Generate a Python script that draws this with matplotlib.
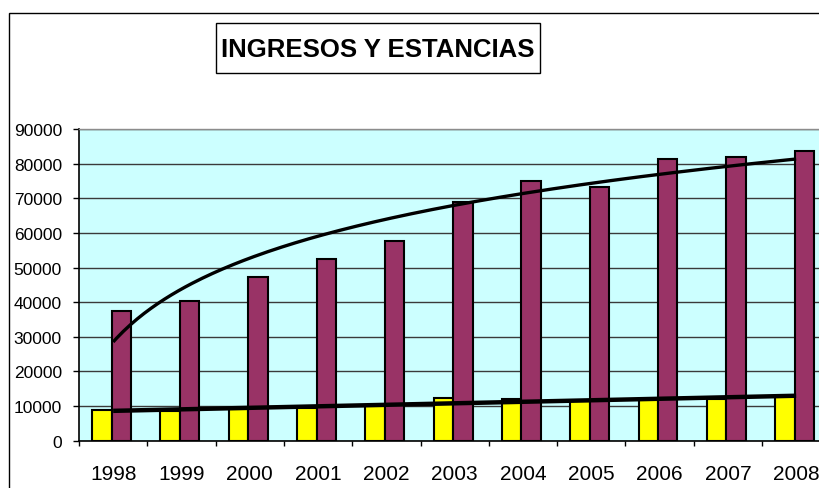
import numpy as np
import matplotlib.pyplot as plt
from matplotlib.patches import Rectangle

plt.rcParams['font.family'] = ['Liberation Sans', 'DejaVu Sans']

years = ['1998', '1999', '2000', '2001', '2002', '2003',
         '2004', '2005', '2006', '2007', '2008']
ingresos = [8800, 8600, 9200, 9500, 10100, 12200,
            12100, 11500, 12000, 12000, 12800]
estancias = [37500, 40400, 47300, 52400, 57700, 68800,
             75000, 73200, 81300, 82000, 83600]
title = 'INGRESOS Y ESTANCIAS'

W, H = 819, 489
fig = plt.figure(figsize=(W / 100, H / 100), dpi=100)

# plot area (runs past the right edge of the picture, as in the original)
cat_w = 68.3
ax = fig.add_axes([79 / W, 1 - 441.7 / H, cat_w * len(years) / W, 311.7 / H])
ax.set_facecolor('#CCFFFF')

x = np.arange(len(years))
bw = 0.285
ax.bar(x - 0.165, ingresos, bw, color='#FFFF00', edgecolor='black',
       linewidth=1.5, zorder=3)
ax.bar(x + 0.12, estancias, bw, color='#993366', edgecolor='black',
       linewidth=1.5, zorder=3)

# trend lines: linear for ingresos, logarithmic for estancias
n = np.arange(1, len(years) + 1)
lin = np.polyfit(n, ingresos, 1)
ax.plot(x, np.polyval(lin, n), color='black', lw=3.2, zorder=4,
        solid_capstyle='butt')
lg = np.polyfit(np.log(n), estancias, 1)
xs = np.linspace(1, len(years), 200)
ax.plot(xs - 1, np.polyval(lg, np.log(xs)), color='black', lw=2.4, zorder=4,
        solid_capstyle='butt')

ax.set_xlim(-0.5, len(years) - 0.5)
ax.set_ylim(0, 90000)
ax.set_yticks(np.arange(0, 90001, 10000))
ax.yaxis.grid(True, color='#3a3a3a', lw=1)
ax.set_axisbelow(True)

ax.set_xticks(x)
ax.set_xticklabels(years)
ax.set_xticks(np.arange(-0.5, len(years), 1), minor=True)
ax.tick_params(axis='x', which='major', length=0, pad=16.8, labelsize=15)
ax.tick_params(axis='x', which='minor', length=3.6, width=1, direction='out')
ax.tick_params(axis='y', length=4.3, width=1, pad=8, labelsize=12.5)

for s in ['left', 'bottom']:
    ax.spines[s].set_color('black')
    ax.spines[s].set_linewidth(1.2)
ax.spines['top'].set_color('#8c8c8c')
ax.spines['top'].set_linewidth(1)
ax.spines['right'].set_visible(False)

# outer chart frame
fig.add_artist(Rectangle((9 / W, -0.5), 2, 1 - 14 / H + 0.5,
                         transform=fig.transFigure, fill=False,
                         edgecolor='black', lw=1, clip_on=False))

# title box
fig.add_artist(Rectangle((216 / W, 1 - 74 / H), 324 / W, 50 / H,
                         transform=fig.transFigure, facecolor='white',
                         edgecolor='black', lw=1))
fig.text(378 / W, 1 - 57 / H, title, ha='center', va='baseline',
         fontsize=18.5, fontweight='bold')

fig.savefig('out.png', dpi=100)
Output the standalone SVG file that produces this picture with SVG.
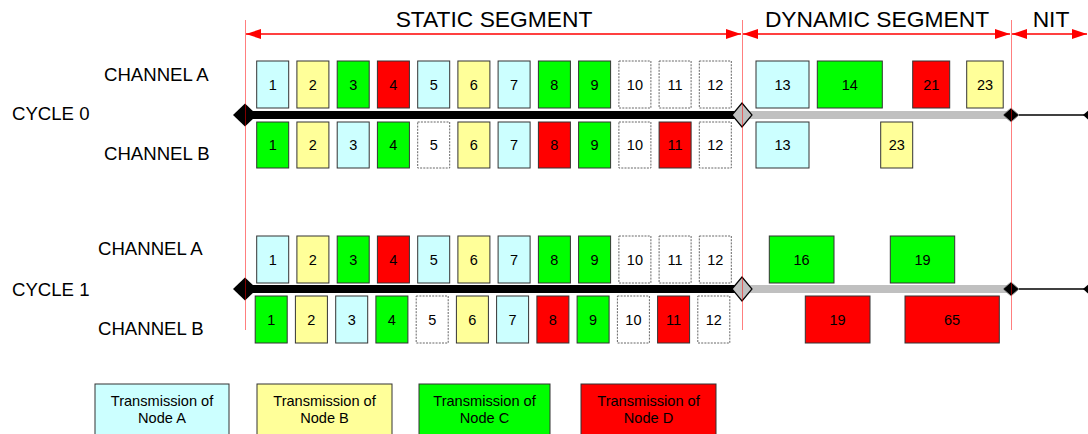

* **TASK REQUIREMENTS**
Transcribe each entry precisely as given, leaving the pictures out.

* **ANSWER IN FULL**
Generate a Python script that draws this with matplotlib.
import numpy as np
import matplotlib.pyplot as plt
from matplotlib.patches import Rectangle

plt.rcParams['font.family'] = ['Liberation Sans', 'DejaVu Sans']

years = ['1998', '1999', '2000', '2001', '2002', '2003',
         '2004', '2005', '2006', '2007', '2008']
ingresos = [8800, 8600, 9200, 9500, 10100, 12200,
            12100, 11500, 12000, 12000, 12800]
estancias = [37500, 40400, 47300, 52400, 57700, 68800,
             75000, 73200, 81300, 82000, 83600]
title = 'INGRESOS Y ESTANCIAS'

W, H = 819, 489
fig = plt.figure(figsize=(W / 100, H / 100), dpi=100)

# plot area (runs past the right edge of the picture, as in the original)
cat_w = 68.3
ax = fig.add_axes([79 / W, 1 - 441.7 / H, cat_w * len(years) / W, 311.7 / H])
ax.set_facecolor('#CCFFFF')

x = np.arange(len(years))
bw = 0.285
ax.bar(x - 0.165, ingresos, bw, color='#FFFF00', edgecolor='black',
       linewidth=1.5, zorder=3)
ax.bar(x + 0.12, estancias, bw, color='#993366', edgecolor='black',
       linewidth=1.5, zorder=3)

# trend lines: linear for ingresos, logarithmic for estancias
n = np.arange(1, len(years) + 1)
lin = np.polyfit(n, ingresos, 1)
ax.plot(x, np.polyval(lin, n), color='black', lw=3.2, zorder=4,
        solid_capstyle='butt')
lg = np.polyfit(np.log(n), estancias, 1)
xs = np.linspace(1, len(years), 200)
ax.plot(xs - 1, np.polyval(lg, np.log(xs)), color='black', lw=2.4, zorder=4,
        solid_capstyle='butt')

ax.set_xlim(-0.5, len(years) - 0.5)
ax.set_ylim(0, 90000)
ax.set_yticks(np.arange(0, 90001, 10000))
ax.yaxis.grid(True, color='#3a3a3a', lw=1)
ax.set_axisbelow(True)

ax.set_xticks(x)
ax.set_xticklabels(years)
ax.set_xticks(np.arange(-0.5, len(years), 1), minor=True)
ax.tick_params(axis='x', which='major', length=0, pad=16.8, labelsize=15)
ax.tick_params(axis='x', which='minor', length=3.6, width=1, direction='out')
ax.tick_params(axis='y', length=4.3, width=1, pad=8, labelsize=12.5)

for s in ['left', 'bottom']:
    ax.spines[s].set_color('black')
    ax.spines[s].set_linewidth(1.2)
ax.spines['top'].set_color('#8c8c8c')
ax.spines['top'].set_linewidth(1)
ax.spines['right'].set_visible(False)

# outer chart frame
fig.add_artist(Rectangle((9 / W, -0.5), 2, 1 - 14 / H + 0.5,
                         transform=fig.transFigure, fill=False,
                         edgecolor='black', lw=1, clip_on=False))

# title box
fig.add_artist(Rectangle((216 / W, 1 - 74 / H), 324 / W, 50 / H,
                         transform=fig.transFigure, facecolor='white',
                         edgecolor='black', lw=1))
fig.text(378 / W, 1 - 57 / H, title, ha='center', va='baseline',
         fontsize=18.5, fontweight='bold')

fig.savefig('out.png', dpi=100)
Output the standalone SVG file that produces this picture with SVG.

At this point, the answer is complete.